In situations where the samples are strongly grouped, as in Figs. 5.4 and 5.5, both clustering and ordination analyses will demonstrate this, usually in equally adequate fashion. The strength of ordination is in displaying a gradation of community composition over a set of samples. An example is provided by Fig. 5.7, of zooplankton data from the Celtic Sea {C}. Samples were collected from 14 depths, separately for day and night time studies at a single site. The changing community composition with depth can be traced on the resulting MDS plot (from Bray-Curtis similarities). There is a greater degree of variability in community structure of the near-surface samples, with a marked change in composition at about 20-25m; deeper than this the changes are steady but less pronounced and they step in parallel for day and night time samples. Another obvious feature is the strong difference in community composition between day and night near-surface samples, contrasted with their relatively higher similarity at greater depth.
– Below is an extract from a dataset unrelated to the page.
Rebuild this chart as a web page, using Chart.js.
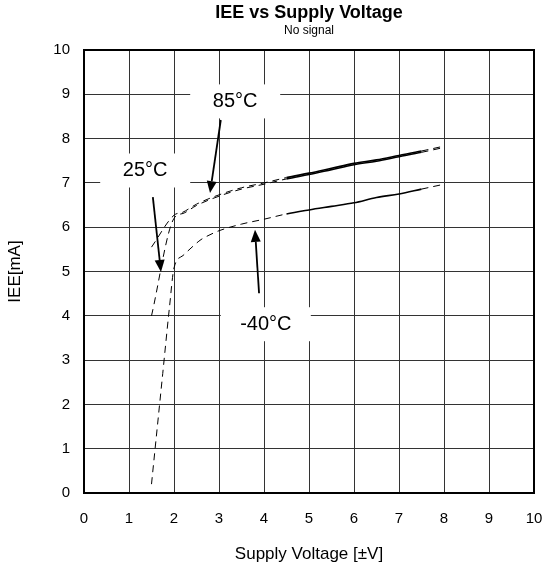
<!DOCTYPE html>
<html><head><meta charset="utf-8">
<script src="https://cdn.jsdelivr.net/npm/chart.js@4/dist/chart.umd.min.js"></script>
<style>html,body{margin:0;padding:0;background:#fff}</style>
</head><body>
<canvas id="c" width="553" height="572"></canvas>
<script>
// ---- data ----
const xTickValues = [0,1,2,3,4,5,6,7,8,9,10];
const yTickValues = [0,1,2,3,4,5,6,7,8,9,10];

const volts25 = [1.5, 2.0, 2.2, 2.5, 3.0, 3.5, 4.0, 4.5, 5.0, 5.5, 6.0, 6.5, 7.0, 7.5, 8.0];
const iee25   = [4.0, 6.2, 6.31, 6.49, 6.7, 6.86, 6.97, 7.09, 7.19, 7.3, 7.41, 7.49, 7.59, 7.69, 7.8];

const volts85 = [1.5, 2.0, 2.2, 2.5, 3.0, 3.5, 4.0, 4.5, 5.0, 5.5, 6.0, 6.5, 7.0, 7.5, 8.0];
const iee85   = [5.55, 6.27, 6.34, 6.52, 6.73, 6.89, 7.0, 7.12, 7.22, 7.33, 7.44, 7.52, 7.62, 7.72, 7.83];

const voltsM40 = [1.5, 1.75, 1.9, 2.0, 2.2, 2.4, 2.6, 2.8, 3.0, 3.5, 4.0, 4.5, 5.0, 5.5, 6.0, 6.5, 7.0, 7.5, 8.0];
const ieeM40   = [0.2, 2.7, 4.2, 5.08, 5.36, 5.55, 5.72, 5.83, 5.92, 6.07, 6.18, 6.3, 6.39, 6.47, 6.55, 6.67, 6.75, 6.86, 6.97];

const labelTexts = ['85°C', '25°C', '-40°C'];
const labelAtX   = [3.36, 1.36, 4.04];
const labelAtY   = [8.84, 7.28, 3.81];
const arrowFromX = [3.04, 1.53, 3.89];
const arrowFromY = [8.42, 6.68, 4.51];
const arrowToX   = [2.80, 1.71, 3.80];
const arrowToY   = [6.77, 4.99, 5.94];

// ---- helpers ----
const toPts = (xs, ys) => xs.map((v, i) => ({x: v, y: ys[i]}));
const FONT = '"Liberation Sans", Arial, sans-serif';
const solidFrom = 4.45, solidTo = 7.55;
const isSolid = c => c.p0.parsed.x >= solidFrom && c.p1.parsed.x <= solidTo;
const seg = {
  borderDash: c => isSolid(c) ? [] : [7, 5],
  borderWidth: c => isSolid(c) ? 1.6 : 1
};
const lineDs = (label, xs, ys) => ({
  label, data: toPts(xs, ys), borderColor: '#000', borderWidth: 1, pointRadius: 0,
  borderDash: [7, 5], fill: false, tension: 0.3, cubicInterpolationMode: 'monotone', segment: seg
});

const framePlugin = {
  id: 'frame',
  beforeDatasetsDraw(chart) {
    const {ctx, chartArea: a} = chart;
    ctx.save(); ctx.strokeStyle = '#000'; ctx.lineWidth = 2;
    ctx.strokeRect(a.left, a.top, a.right - a.left, a.bottom - a.top);
    ctx.restore();
  }
};

const annoPlugin = {
  id: 'anno',
  afterDatasetsDraw(chart) {
    const {ctx, scales: {x, y}} = chart;
    ctx.save();
    const boxW = 90, boxH = 34;
    labelTexts.forEach((t, i) => {
      const cx = x.getPixelForValue(labelAtX[i]), cy = y.getPixelForValue(labelAtY[i]);
      ctx.fillStyle = '#fff';
      ctx.fillRect(cx - boxW / 2, cy - boxH / 2, boxW, boxH);
      ctx.fillStyle = '#000';
      ctx.font = '20px ' + FONT;
      ctx.textAlign = 'center'; ctx.textBaseline = 'middle';
      ctx.fillText(t, cx, cy);
    });
    arrowFromX.forEach((fx, i) => {
      const x0 = x.getPixelForValue(fx), y0 = y.getPixelForValue(arrowFromY[i]);
      const x1 = x.getPixelForValue(arrowToX[i]), y1 = y.getPixelForValue(arrowToY[i]);
      const ang = Math.atan2(y1 - y0, x1 - x0);
      const hl = 12, hw = 5;
      const bx = x1 - hl * Math.cos(ang), by = y1 - hl * Math.sin(ang);
      ctx.strokeStyle = '#000'; ctx.lineWidth = 1.8;
      ctx.beginPath(); ctx.moveTo(x0, y0); ctx.lineTo(bx, by); ctx.stroke();
      ctx.fillStyle = '#000';
      ctx.beginPath();
      ctx.moveTo(x1, y1);
      ctx.lineTo(bx + hw * Math.sin(ang), by - hw * Math.cos(ang));
      ctx.lineTo(bx - hw * Math.sin(ang), by + hw * Math.cos(ang));
      ctx.closePath(); ctx.fill();
    });
    ctx.restore();
  }
};

new Chart(document.getElementById('c'), {
  type: 'line',
  data: {
    datasets: [
      lineDs('25°C', volts25, iee25),
      lineDs('85°C', volts85, iee85),
      lineDs('-40°C', voltsM40, ieeM40)
    ]
  },
  options: {
    responsive: false,
    animation: false,
    layout: {padding: {top: 1, right: 19, bottom: 0, left: 0}},
    plugins: {
      legend: {display: false},
      tooltip: {enabled: false},
      title: {display: true, fullSize: false, text: 'IEE vs Supply Voltage', color: '#000',
              font: {family: FONT, size: 18, weight: 'bold'}, padding: {top: 1, bottom: 0}},
      subtitle: {display: true, fullSize: false, text: 'No signal', color: '#000',
              font: {family: FONT, size: 12}, padding: {top: 0, bottom: 12}}
    },
    scales: {
      x: {
        type: 'linear', min: 0, max: 10,
        afterBuildTicks: s => { s.ticks = xTickValues.map(v => ({value: v})); },
        afterFit: s => { s.height = 79; s.paddingLeft = 0; s.paddingRight = 0; },
        grid: {color: '#333', lineWidth: 1, drawTicks: false},
        border: {display: false},
        ticks: {color: '#000', padding: 17, font: {family: FONT, size: 15}},
        title: {display: true, text: 'Supply Voltage [±V]', color: '#000',
                font: {family: FONT, size: 17}, padding: {top: 0, bottom: 7}}
      },
      y: {
        type: 'linear', min: 0, max: 10,
        afterBuildTicks: s => { s.ticks = yTickValues.map(v => ({value: v})); },
        afterFit: s => { s.width = 84; },
        grid: {color: '#333', lineWidth: 1, drawTicks: false},
        border: {display: false},
        ticks: {color: '#000', padding: 14, font: {family: FONT, size: 15}},
        title: {display: true, text: 'IEE[mA]', color: '#000',
                font: {family: FONT, size: 17}, padding: {top: 5, bottom: 0}}
      }
    }
  },
  plugins: [framePlugin, annoPlugin]
});
</script>
</body></html>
Cluster analysis of the same data would clearly not permit the accuracy and subtlety of interpretation that is possible from ordination of such a gradually changing community pattern.

Ch5fig5.7.jpg

Fig. 5.7. Celtic Sea zooplankton {C}. MDS plot for night (boxed) and day time samples (dashed lines) from 14 depths (5 to 70m, denoted A,B,...,N), taken at a single site during September 1978.
 

Common examples of the same point can be found for time series data, where the construction of a time trajectory by connecting points on an ordination (sometimes, as above, with multiple trajectories on the same plot, e.g. contrasting time sequences at reference and impacted conditions) can be a powerful tool in the interpretational armoury from multivariate analysis, and another example of this point follows


The precise relationships between the day and night samples for the larger depths (F-N) would now best be examined by an MDS of that data alone, the greater precision resulting from the MDS then not needing to cater, in the same 2-d picture, for the relationships to (and between) the A-E samples. This re-analysis of subsets should be a commonly-used strategy in the constant battle to display high-dimensional information in low dimensions.